S’il existe une presse ultra-orthodoxe officielle, les pashkevilim s’imposent plutôt comme un canal de communication informel, populaire, bon marché et surtout radical. “Généralement, ils dénoncent des phénomènes sociaux qui sont perçus comme dangereux : l’utilisation d’Internet, la désacralisation du shabbat, la mode immodeste, la mainmise de l’État israélien sur l’éducation“, liste Kimmy Caplan, historien des communautés haredim à l’Université Bar-Ilan. “Parfois ils s’en prennent à des individus : un chanteur qui se produit devant un public féminin, un magasin de médias qui vend des téléphones “non-cacher”, complète Hananel Rosenberg, professeur de communication à l’Université d’Ariel qui a étudié le rôle des pashkevilim dans une campagne menée par des responsables ultra-orthodoxes contre les téléphones portables en 2015.
“L’outil des faibles”
Placardées la nuit, à la sauvette, ces affiches restent largement anonymes. Ce qui permet à leurs auteurs de défier les autorités politiques et religieuses sans craindre les conséquences de leurs attaques parfois virulentes. “Le pashkevil, c’est l’outil des faibles, d’une minorité radicale qui veut rester anonyme”, souligne Tsuriel Rashi, professeur de communication à l’Université d’Ariel. “Dans des sociétés où le contrôle est permanent, les pashkevilim sont un espace d’expression qui n’est pas supervisé, ce qui en fait une soupape de décompression”, estime Kimmy Caplan. Quand ils sont signés, c’est souvent par des sous-groupes extrémistes comme Eda Haharedit (ultra-orthodoxes antisionistes opposés à l’État d’Israël).
Entre leurs caractères en noir et blanc, les pashkevilim donnent à voir tout l’arc-en-ciel ultra-orthodoxe. “Chaque sous-communauté a ses propres opinions sur tel ou tel sujet, elles se répondent. Elles ont un langage qui leur est propre : les références aux textes bibliques sont nombreuses, ce qui crée un monde d’associations unique, et adressé à leur public en interne”, explique Kimmy Caplan. Ces affiches prouvent aussi la force de l’écrit dans une société coupée des moyens d’information modernes et qui vit beaucoup dehors. “Tout le monde les lit ! Ils font partie intégrante du mode de vie ultra-orthodoxe, mais leur impact réel est généralement très faible, note Hananal Rosenberg.
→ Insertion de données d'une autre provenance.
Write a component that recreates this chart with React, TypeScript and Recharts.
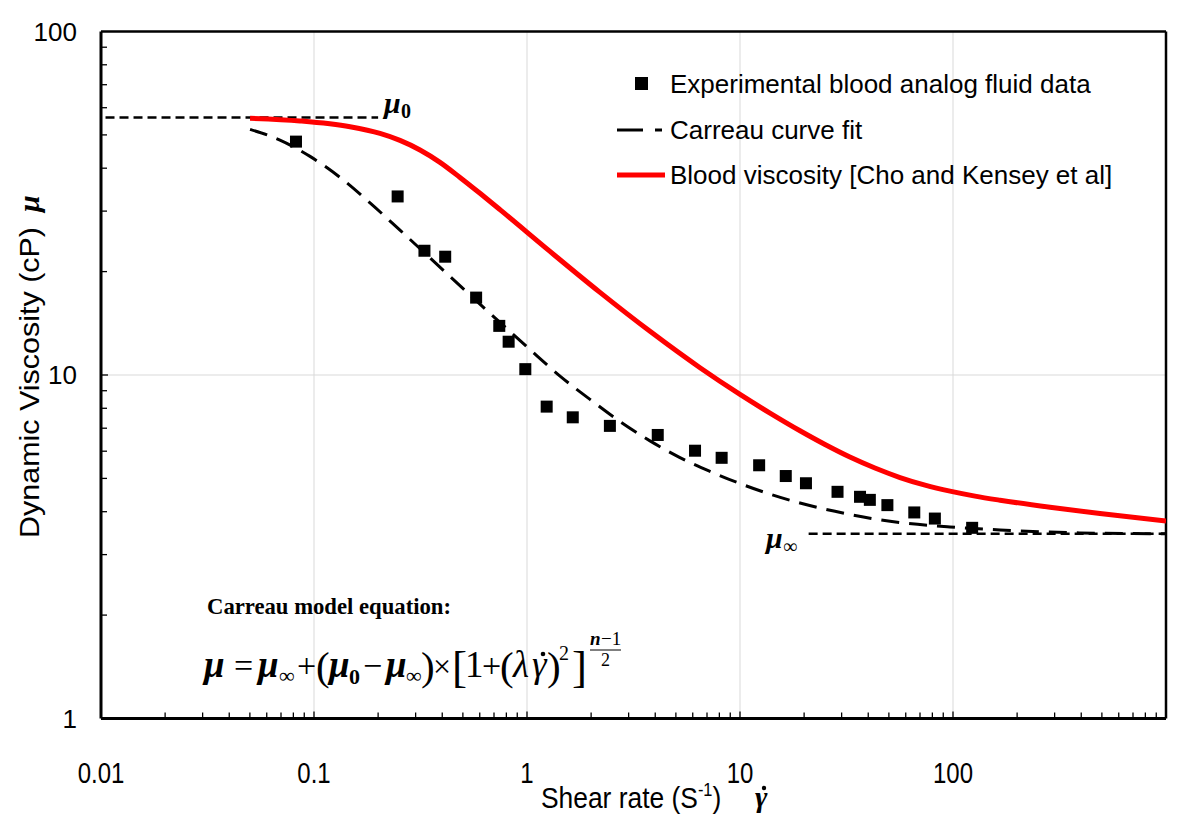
import React from 'react';
import { ComposedChart, Line, Scatter, XAxis, YAxis, ReferenceLine, Legend } from 'recharts';

const SANS = "'Liberation Sans', Arial, sans-serif";
const SERIF = "'Liberation Serif', 'Times New Roman', serif";

// ---- data ----
const expX = [0.0823, 0.247, 0.33, 0.413, 0.577, 0.741, 0.82, 0.982, 1.237, 1.64, 2.45, 4.11, 6.15, 8.2, 12.3, 16.4, 20.4, 28.7, 36.6, 40.7, 49.2, 65.8, 82.2, 123];
const expY = [47.8, 33.1, 23.0, 22.1, 16.8, 13.9, 12.5, 10.4, 8.09, 7.53, 7.11, 6.69, 6.02, 5.74, 5.46, 5.08, 4.84, 4.57, 4.42, 4.33, 4.18, 3.98, 3.82, 3.59];

const carreauX = [0.0501, 0.0692, 0.0958, 0.1325, 0.1832, 0.2533, 0.4351, 0.7466, 1.033, 1.429, 1.976, 2.733, 3.78, 5.226, 7.231, 10.0, 13.83, 19.13, 27.93, 40.76, 56.4, 96.8, 166.3, 394.6, 1000];
const carreauY = [51.9, 48.3, 43.3, 37.6, 31.7, 26.4, 19.36, 14.22, 11.86, 9.93, 8.49, 7.32, 6.43, 5.75, 5.24, 4.83, 4.5, 4.24, 4.01, 3.83, 3.72, 3.61, 3.54, 3.47, 3.45];

const bloodX = [0.0501, 0.086, 0.1476, 0.2041, 0.2533, 0.3146, 0.3905, 0.4846, 0.6016, 0.7466, 1.282, 2.201, 3.78, 6.49, 10.0, 13.83, 19.13, 25.07, 32.8, 43.0, 56.4, 73.9, 96.8, 126.9, 166.3, 285.4, 489.9, 1000];
const bloodY = [55.9, 54.9, 52.8, 50.5, 48.2, 45.2, 41.6, 37.6, 33.8, 30.3, 22.9, 17.4, 13.4, 10.5, 8.78, 7.745, 6.88, 6.275, 5.77, 5.36, 5.03, 4.78, 4.59, 4.44, 4.32, 4.12, 3.95, 3.76];

const mu0Value = 56.2;
const mu0X = [0.0105, 0.2];
const muInfValue = 3.45;
const muInfX = [21, 1000];

const xMajorTicks = [0.01, 0.1, 1, 10, 100, 1000];
const yMajorTicks = [1, 10, 100];
const xGrid = [0.1, 1, 10, 100];
const yGrid = [10];

const legendNames = [
  'Experimental blood analog fluid data',
  'Carreau curve fit',
  'Blood viscosity [Cho and Kensey et al]',
];

// ---- derived tables ----
const zip = (xs: number[], ys: number[]) => xs.map((x, i) => ({ x, y: ys[i] }));
const expData = zip(expX, expY);
const carreauData = zip(carreauX, carreauY);
const bloodData = zip(bloodX, bloodY);
const mu0Data = mu0X.map((x) => ({ x, y: mu0Value }));
const muInfData = muInfX.map((x) => ({ x, y: muInfValue }));

const withMinors = (majors: number[]) => {
  const out: number[] = [];
  for (let i = 0; i < majors.length - 1; i++) {
    for (let k = 1; k <= 9; k++) out.push(Number((majors[i] * k).toPrecision(3)));
  }
  out.push(majors[majors.length - 1]);
  return out;
};
const xTicks = withMinors(xMajorTicks);
const yTicks = withMinors(yMajorTicks);
const isMajor = (v: number) => Math.abs(Math.log10(v) - Math.round(Math.log10(v))) < 1e-9;

const XTick = (props: any) => {
  const { x, y, payload } = props;
  const v = payload.value;
  const major = isMajor(v);
  return (
    <g>
      {v > 0.01 && v < 1000 && (
        <line x1={x} x2={x} y1={y} y2={y - (major ? 7 : 6)} stroke="#000" strokeWidth={1.3} />
      )}
      {major && v < 1000 && (
        <text
          transform={`translate(${x},${y + 64}) scale(0.8,1)`}
          textAnchor="middle"
          fontFamily={SANS}
          fontSize={30}
          fill="#000"
        >
          {String(v)}
        </text>
      )}
    </g>
  );
};

const YTick = (props: any) => {
  const { x, y, payload } = props;
  const v = payload.value;
  const major = isMajor(v);
  return (
    <g>
      {v > 1 && v < 100 && (
        <line x1={x} x2={x + (major ? 7 : 6)} y1={y} y2={y} stroke="#000" strokeWidth={1.3} />
      )}
      {major && (
        <text x={x - 24} y={y + 9} textAnchor="end" fontFamily={SANS} fontSize={26} fill="#000">
          {String(v)}
        </text>
      )}
    </g>
  );
};

const Square = (props: any) => {
  const { cx, cy } = props;
  return <rect x={cx - 6} y={cy - 6} width={12} height={12} fill="#000" />;
};

const LegendBox = () => (
  <svg width={560} height={150} style={{ overflow: 'visible' }}>
    <rect x={35} y={22} width={13} height={13} fill="#000" />
    <text x={70} y={38} fontFamily={SANS} fontSize={26} fill="#000">{legendNames[0]}</text>
    <line x1={17} x2={43} y1={75} y2={75} stroke="#000" strokeWidth={3} />
    <line x1={55} x2={62} y1={75} y2={75} stroke="#000" strokeWidth={3} />
    <text x={70} y={84} fontFamily={SANS} fontSize={26} fill="#000">{legendNames[1]}</text>
    <line x1={17} x2={65} y1={120} y2={120} stroke="#ff0000" strokeWidth={5} />
    <text x={70} y={129} fontFamily={SANS} fontSize={26} fill="#000">{legendNames[2]}</text>
  </svg>
);

const MuLabel = ({ x, y, sub, subBold }: any) => (
  <text x={x} y={y} fontFamily={SERIF} fill="#000">
    <tspan fontStyle="italic" fontWeight="bold" fontSize={30}>μ</tspan>
    <tspan x={x + 17} y={y + 4.5} fontWeight={subBold ? 'bold' : 'normal'} fontSize={20}>{sub}</tspan>
  </text>
);

const Overlay = () => (
  <svg width={1200} height={832} style={{ position: 'absolute', left: 0, top: 0, pointerEvents: 'none' }}>
    {/* y axis title */}
    <g transform="translate(39,538) rotate(-90)">
      <text x={0} y={0} fontFamily={SANS} fontSize={28} fill="#000">
        <tspan textLength={311} lengthAdjust="spacingAndGlyphs">Dynamic Viscosity (cP)</tspan>
        <tspan x={326} fontFamily={SERIF} fontStyle="italic" fontWeight="bold" fontSize={30}>μ</tspan>
      </text>
    </g>
    {/* x axis title */}
    <g transform="translate(541,808) scale(0.91,1)">
      <text x={0} y={0} fontFamily={SANS} fontSize={29} fill="#000">
        Shear rate (S<tspan dy={-12} fontSize={18}>-1</tspan><tspan dy={12}>)</tspan>
      </text>
    </g>
    <text x={755} y={807} fontFamily={SERIF} fontStyle="italic" fontWeight="bold" fontSize={30} fill="#000">γ</text>
    <circle cx={764} cy={788} r={2.2} fill="#000" />

    {/* mu labels */}
    <MuLabel x={384} y={113} sub="0" subBold />
    <MuLabel x={766} y={548} sub="∞" />

    {/* Carreau equation */}
    <text x={207} y={614} fontFamily={SERIF} fontWeight="bold" fontSize={24} fill="#000" textLength={244} lengthAdjust="spacingAndGlyphs">Carreau model equation:</text>
    <text fontFamily={SERIF} fill="#000" x={204} y={677}>
      <tspan x={204} y={677} fontSize={37} fontStyle="italic" fontWeight="bold">μ</tspan>
      <tspan x={234} y={677} fontSize={34}>=</tspan>
      <tspan x={258} y={677} fontSize={37} fontStyle="italic" fontWeight="bold">μ</tspan>
      <tspan x={279} y={683} fontSize={22}>∞</tspan>
      <tspan x={297} y={677} fontSize={34}>+</tspan>
      <tspan x={316} y={680} fontSize={41}>(</tspan>
      <tspan x={329} y={677} fontSize={37} fontStyle="italic" fontWeight="bold">μ</tspan>
      <tspan x={349} y={684} fontSize={22} fontWeight="bold">0</tspan>
      <tspan x={363} y={677} fontSize={34}>−</tspan>
      <tspan x={386} y={677} fontSize={37} fontStyle="italic" fontWeight="bold">μ</tspan>
      <tspan x={406} y={683} fontSize={22}>∞</tspan>
      <tspan x={421} y={680} fontSize={41}>)</tspan>
      <tspan x={433} y={677} fontSize={32}>×</tspan>
      <tspan x={452} y={682} fontSize={45}>[</tspan>
      <tspan x={465} y={677} fontSize={37}>1</tspan>
      <tspan x={482} y={677} fontSize={34}>+</tspan>
      <tspan x={500} y={680} fontSize={41}>(</tspan>
      <tspan x={513} y={677} fontSize={37} fontStyle="italic">λ</tspan>
      <tspan x={532} y={677} fontSize={37} fontStyle="italic">γ</tspan>
      <tspan x={547} y={680} fontSize={41}>)</tspan>
      <tspan x={559} y={660} fontSize={20}>2</tspan>
      <tspan x={572} y={682} fontSize={45}>]</tspan>
      <tspan x={590} y={645} fontSize={19} fontStyle="italic" fontWeight="bold">n</tspan>
      <tspan x={601} y={645} fontSize={19}>−1</tspan>
      <tspan x={601} y={666} fontSize={18}>2</tspan>
    </text>
    <circle cx={543} cy={654} r={2.3} fill="#000" />
    <line x1={590} x2={621} y1={650} y2={650} stroke="#000" strokeWidth={1} />
  </svg>
);

export default function App() {
  return (
    <div style={{ position: 'absolute', left: 0, top: 0, width: 1200, height: 832, background: '#fff' }}>
      <ComposedChart width={1200} height={832} margin={{ top: 31.5, right: 34, left: 41, bottom: 83.5 }}>
        <XAxis
          dataKey="x"
          type="number"
          scale="log"
          domain={[0.01, 1000]}
          ticks={xTicks}
          interval={0}
          allowDataOverflow
          height={30}
          tickSize={0}
          tickMargin={0}
          tickLine={false}
          tick={<XTick />}
          axisLine={{ stroke: '#000', strokeWidth: 3 }}
        />
        <YAxis
          dataKey="y"
          type="number"
          scale="log"
          domain={[1, 100]}
          ticks={yTicks}
          interval={0}
          allowDataOverflow
          width={60}
          tickSize={0}
          tickMargin={0}
          tickLine={false}
          tick={<YTick />}
          axisLine={{ stroke: '#000', strokeWidth: 3 }}
        />
        {xGrid.map((v) => (
          <ReferenceLine key={'gx' + v} x={v} stroke="#d9d9d9" strokeWidth={1} />
        ))}
        {yGrid.map((v) => (
          <ReferenceLine key={'gy' + v} y={v} stroke="#d9d9d9" strokeWidth={1} />
        ))}
        <ReferenceLine y={100} stroke="#000" strokeWidth={2.5} />
        <ReferenceLine x={1000} stroke="#000" strokeWidth={2.5} />
        <Line data={mu0Data} dataKey="y" type="linear" stroke="#000" strokeWidth={2.5} strokeDasharray="9 5" dot={false} isAnimationActive={false} legendType="none" />
        <Line data={muInfData} dataKey="y" type="linear" stroke="#000" strokeWidth={2.5} strokeDasharray="9 5" dot={false} isAnimationActive={false} legendType="none" />
        <Line data={carreauData} dataKey="y" name={legendNames[1]} type="monotone" stroke="#000" strokeWidth={3} strokeDasharray="18 10" dot={false} isAnimationActive={false} />
        <Line data={bloodData} dataKey="y" name={legendNames[2]} type="monotone" stroke="#ff0000" strokeWidth={5} dot={false} isAnimationActive={false} />
        <Scatter data={expData} dataKey="y" name={legendNames[0]} shape={<Square />} isAnimationActive={false} />
        <Legend
          layout="vertical"
          align="center"
          verticalAlign="middle"
          content={() => <LegendBox />}
          wrapperStyle={{ left: 600, top: 55, width: 560, height: 150 }}
        />
      </ComposedChart>
      <Overlay />
    </div>
  );
}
Les médias traditionnels, qu’ils soient imprimés ou électroniques, ont plus de pouvoir, de légitimité, et sont considérés comme plus fiables par le public.” Loin d’être le miroir de la société haredi, les pashkevilim sont plutôt un phénomène lié à son extrémisme.♦
Le collectionneur de pashkevilim
Yoel Krois a 52 ans et il est le père de 18 enfants. Résident du quartier ultra-orthodoxe de Mea Shearim à Jérusalem, il fait partie du groupuscule hassidique antisioniste Toldot Aharon, dont il est le porte-parole. Cette communauté refuse toute interaction avec l’État d’Israël. Ils ne payent pas de taxes, ne bénéficient pas du système de soin, se disent prêt à faire partie d’un État palestinien… Israël ne sera un “État juif” que lorsque le Messie viendra et que sa gouvernance sera régie par les lois de la Torah. Cela fait 30 ans que Yoel Krois collectionne les pashkevilim.
Plus de 20 000 de ces affiches sont stockées dans des classeurs noirs, vaguement organisés par sujets et empilés dans tous les coins d’une petite pièce attenante à sa maison. Si une interdiction religieuse datant de 100 ans l’empêche de mettre les pieds à la Bibliothèque nationale d’Israël (BNI) en raison de la collection de livres non-sacrés qui s’y trouve, Yoel Krois s’est employé, en 2011, à numériser une à une ses affiches pour les rendre accessibles sur le site de la BNI. “Il voulait que sa collection vive pour toujours”, raconte Hezi Amiur, le conservateur de la Bibliothèque, ravi d’un tel don : “Il a permis aux chercheurs de se pencher sur un phénomène qui aide à mieux comprendre la communauté haredi”. Une autre donation, réalisée en 2021 par la veuve du sociologue Menahem Friedman, spécialiste des ultra-orthodoxes qui a scrupuleusement photographié plus de 20 000 pashkevilim tout au long de ses années de recherches, a permis
à la BNI d’augmenter considérablement un fonds désormais riche de plus de 50 000 affiches, entièrement consultables en ligne. Le plus vieux pashkevil de la Bibliothèque remonte à 1841.
Ses auteurs s’y opposaient notamment aux relations commerciales avec des prêtres chrétiens.